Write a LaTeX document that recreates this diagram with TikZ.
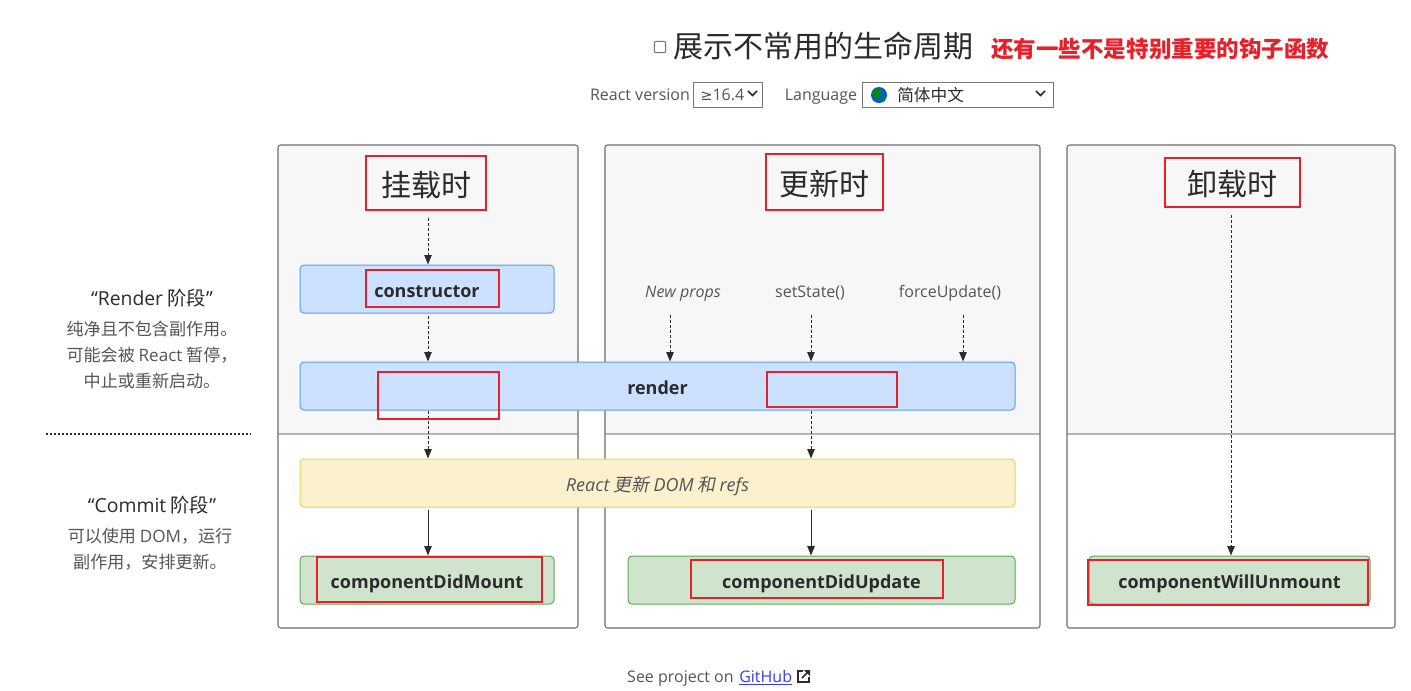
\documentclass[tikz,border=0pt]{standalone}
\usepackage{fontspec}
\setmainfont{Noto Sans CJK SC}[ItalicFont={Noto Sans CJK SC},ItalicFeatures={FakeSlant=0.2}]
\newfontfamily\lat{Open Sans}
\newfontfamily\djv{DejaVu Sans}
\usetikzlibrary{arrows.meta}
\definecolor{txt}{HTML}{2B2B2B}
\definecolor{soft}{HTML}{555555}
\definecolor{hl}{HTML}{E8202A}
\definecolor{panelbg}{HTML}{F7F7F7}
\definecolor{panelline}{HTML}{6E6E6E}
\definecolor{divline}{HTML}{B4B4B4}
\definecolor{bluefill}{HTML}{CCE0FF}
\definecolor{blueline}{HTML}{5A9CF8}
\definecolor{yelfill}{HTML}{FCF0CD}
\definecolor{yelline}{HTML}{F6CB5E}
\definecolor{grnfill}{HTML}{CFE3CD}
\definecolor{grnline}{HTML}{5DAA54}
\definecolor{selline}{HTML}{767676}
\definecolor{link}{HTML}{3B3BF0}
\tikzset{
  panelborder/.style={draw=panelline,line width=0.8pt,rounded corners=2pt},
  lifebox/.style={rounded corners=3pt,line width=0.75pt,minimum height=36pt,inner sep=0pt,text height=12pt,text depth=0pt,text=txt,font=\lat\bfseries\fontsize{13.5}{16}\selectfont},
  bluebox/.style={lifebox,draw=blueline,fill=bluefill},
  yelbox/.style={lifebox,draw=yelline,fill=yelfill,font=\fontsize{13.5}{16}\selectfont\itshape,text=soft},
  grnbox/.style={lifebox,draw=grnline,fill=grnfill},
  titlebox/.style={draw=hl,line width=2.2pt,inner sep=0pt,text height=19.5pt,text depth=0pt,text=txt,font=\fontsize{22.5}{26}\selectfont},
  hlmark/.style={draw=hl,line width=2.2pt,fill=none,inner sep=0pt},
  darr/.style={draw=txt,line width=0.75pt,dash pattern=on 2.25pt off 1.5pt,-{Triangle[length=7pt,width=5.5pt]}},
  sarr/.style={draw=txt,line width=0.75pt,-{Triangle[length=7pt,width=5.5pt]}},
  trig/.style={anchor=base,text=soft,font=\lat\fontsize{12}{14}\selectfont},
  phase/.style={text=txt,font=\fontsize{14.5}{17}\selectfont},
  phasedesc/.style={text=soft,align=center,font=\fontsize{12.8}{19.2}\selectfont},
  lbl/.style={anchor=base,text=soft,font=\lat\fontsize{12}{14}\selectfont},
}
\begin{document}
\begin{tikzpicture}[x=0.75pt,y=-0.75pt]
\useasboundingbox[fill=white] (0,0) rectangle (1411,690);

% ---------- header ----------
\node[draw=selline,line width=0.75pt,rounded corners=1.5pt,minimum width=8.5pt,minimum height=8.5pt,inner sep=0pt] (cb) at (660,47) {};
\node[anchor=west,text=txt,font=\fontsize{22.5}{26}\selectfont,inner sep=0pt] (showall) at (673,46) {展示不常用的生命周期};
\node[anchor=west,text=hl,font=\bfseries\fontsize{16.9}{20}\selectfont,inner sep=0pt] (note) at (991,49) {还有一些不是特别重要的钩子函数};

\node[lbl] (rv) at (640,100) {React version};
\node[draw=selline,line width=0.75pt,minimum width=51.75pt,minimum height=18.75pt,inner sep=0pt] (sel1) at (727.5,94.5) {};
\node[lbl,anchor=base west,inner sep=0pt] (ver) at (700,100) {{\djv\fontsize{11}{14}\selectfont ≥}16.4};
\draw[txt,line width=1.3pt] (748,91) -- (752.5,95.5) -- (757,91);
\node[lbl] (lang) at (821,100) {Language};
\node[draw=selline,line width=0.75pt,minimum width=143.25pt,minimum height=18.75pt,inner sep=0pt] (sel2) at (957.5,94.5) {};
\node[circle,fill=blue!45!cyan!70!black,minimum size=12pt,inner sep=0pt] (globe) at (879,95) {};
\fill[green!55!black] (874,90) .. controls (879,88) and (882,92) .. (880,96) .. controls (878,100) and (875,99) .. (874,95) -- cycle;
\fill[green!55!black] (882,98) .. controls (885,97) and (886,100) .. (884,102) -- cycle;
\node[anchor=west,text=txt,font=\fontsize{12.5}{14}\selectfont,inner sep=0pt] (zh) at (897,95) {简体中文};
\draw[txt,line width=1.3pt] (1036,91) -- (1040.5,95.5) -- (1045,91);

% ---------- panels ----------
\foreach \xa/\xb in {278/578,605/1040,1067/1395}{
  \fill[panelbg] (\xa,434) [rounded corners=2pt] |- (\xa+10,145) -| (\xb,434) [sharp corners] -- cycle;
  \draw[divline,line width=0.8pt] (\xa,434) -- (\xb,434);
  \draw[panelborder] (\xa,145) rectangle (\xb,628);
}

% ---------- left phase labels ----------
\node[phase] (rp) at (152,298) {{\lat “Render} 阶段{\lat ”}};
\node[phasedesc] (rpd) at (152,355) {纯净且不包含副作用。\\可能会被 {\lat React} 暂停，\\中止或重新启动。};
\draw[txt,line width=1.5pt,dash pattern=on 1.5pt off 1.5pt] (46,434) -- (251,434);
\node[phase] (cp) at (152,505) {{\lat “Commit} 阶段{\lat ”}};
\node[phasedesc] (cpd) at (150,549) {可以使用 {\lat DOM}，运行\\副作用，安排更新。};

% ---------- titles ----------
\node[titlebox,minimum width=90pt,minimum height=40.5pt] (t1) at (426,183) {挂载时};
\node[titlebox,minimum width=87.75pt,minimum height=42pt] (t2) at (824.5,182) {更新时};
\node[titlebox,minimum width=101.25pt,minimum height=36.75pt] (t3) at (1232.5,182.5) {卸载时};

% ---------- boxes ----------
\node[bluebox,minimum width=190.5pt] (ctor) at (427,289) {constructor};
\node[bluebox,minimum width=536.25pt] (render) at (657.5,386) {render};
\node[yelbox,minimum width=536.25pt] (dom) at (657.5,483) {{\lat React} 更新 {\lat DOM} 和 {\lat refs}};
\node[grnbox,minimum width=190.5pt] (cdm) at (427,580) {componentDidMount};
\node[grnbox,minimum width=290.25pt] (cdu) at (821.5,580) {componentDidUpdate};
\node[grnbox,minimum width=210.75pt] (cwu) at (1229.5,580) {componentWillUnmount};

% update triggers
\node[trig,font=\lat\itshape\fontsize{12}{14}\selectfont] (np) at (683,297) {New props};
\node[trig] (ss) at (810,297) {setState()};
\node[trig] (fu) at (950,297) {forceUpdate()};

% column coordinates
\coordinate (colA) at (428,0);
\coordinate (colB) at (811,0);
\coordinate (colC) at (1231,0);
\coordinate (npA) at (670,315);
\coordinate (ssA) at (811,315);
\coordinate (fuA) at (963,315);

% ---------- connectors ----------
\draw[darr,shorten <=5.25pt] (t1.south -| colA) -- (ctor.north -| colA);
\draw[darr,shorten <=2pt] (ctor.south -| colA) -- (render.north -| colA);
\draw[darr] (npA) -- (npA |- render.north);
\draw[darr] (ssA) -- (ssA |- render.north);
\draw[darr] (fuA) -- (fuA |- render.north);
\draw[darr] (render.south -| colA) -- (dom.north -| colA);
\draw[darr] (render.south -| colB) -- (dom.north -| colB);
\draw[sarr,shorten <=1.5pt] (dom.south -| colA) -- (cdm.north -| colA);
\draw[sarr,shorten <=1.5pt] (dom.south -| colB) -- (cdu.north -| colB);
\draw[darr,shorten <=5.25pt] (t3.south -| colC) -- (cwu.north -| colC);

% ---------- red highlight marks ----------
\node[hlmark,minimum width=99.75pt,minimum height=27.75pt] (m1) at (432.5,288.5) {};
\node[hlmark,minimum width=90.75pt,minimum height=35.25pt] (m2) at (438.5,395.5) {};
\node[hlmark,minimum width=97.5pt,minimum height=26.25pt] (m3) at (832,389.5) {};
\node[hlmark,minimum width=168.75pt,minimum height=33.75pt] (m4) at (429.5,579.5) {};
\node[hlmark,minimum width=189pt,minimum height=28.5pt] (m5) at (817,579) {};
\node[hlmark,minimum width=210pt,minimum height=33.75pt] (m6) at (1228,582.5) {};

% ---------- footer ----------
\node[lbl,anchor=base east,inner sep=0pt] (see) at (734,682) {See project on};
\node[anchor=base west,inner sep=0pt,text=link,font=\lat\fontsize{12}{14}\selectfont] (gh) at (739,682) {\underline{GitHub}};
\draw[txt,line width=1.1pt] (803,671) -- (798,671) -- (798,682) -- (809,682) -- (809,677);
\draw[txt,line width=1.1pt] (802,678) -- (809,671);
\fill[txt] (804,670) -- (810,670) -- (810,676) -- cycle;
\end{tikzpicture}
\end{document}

━━━

_Task directions_.
Quote, please, every line of the material above from its start through the line that has "(0,0) rectangle (1411,690);", reproducing the words exactly and dropping any images.

_Written response_.
Write a LaTeX document that recreates this diagram with TikZ.
\documentclass[tikz,border=0pt]{standalone}
\usepackage{fontspec}
\setmainfont{Noto Sans CJK SC}[ItalicFont={Noto Sans CJK SC},ItalicFeatures={FakeSlant=0.2}]
\newfontfamily\lat{Open Sans}
\newfontfamily\djv{DejaVu Sans}
\usetikzlibrary{arrows.meta}
\definecolor{txt}{HTML}{2B2B2B}
\definecolor{soft}{HTML}{555555}
\definecolor{hl}{HTML}{E8202A}
\definecolor{panelbg}{HTML}{F7F7F7}
\definecolor{panelline}{HTML}{6E6E6E}
\definecolor{divline}{HTML}{B4B4B4}
\definecolor{bluefill}{HTML}{CCE0FF}
\definecolor{blueline}{HTML}{5A9CF8}
\definecolor{yelfill}{HTML}{FCF0CD}
\definecolor{yelline}{HTML}{F6CB5E}
\definecolor{grnfill}{HTML}{CFE3CD}
\definecolor{grnline}{HTML}{5DAA54}
\definecolor{selline}{HTML}{767676}
\definecolor{link}{HTML}{3B3BF0}
\tikzset{
  panelborder/.style={draw=panelline,line width=0.8pt,rounded corners=2pt},
  lifebox/.style={rounded corners=3pt,line width=0.75pt,minimum height=36pt,inner sep=0pt,text height=12pt,text depth=0pt,text=txt,font=\lat\bfseries\fontsize{13.5}{16}\selectfont},
  bluebox/.style={lifebox,draw=blueline,fill=bluefill},
  yelbox/.style={lifebox,draw=yelline,fill=yelfill,font=\fontsize{13.5}{16}\selectfont\itshape,text=soft},
  grnbox/.style={lifebox,draw=grnline,fill=grnfill},
  titlebox/.style={draw=hl,line width=2.2pt,inner sep=0pt,text height=19.5pt,text depth=0pt,text=txt,font=\fontsize{22.5}{26}\selectfont},
  hlmark/.style={draw=hl,line width=2.2pt,fill=none,inner sep=0pt},
  darr/.style={draw=txt,line width=0.75pt,dash pattern=on 2.25pt off 1.5pt,-{Triangle[length=7pt,width=5.5pt]}},
  sarr/.style={draw=txt,line width=0.75pt,-{Triangle[length=7pt,width=5.5pt]}},
  trig/.style={anchor=base,text=soft,font=\lat\fontsize{12}{14}\selectfont},
  phase/.style={text=txt,font=\fontsize{14.5}{17}\selectfont},
  phasedesc/.style={text=soft,align=center,font=\fontsize{12.8}{19.2}\selectfont},
  lbl/.style={anchor=base,text=soft,font=\lat\fontsize{12}{14}\selectfont},
}
\begin{document}
\begin{tikzpicture}[x=0.75pt,y=-0.75pt]
\useasboundingbox[fill=white] (0,0) rectangle (1411,690);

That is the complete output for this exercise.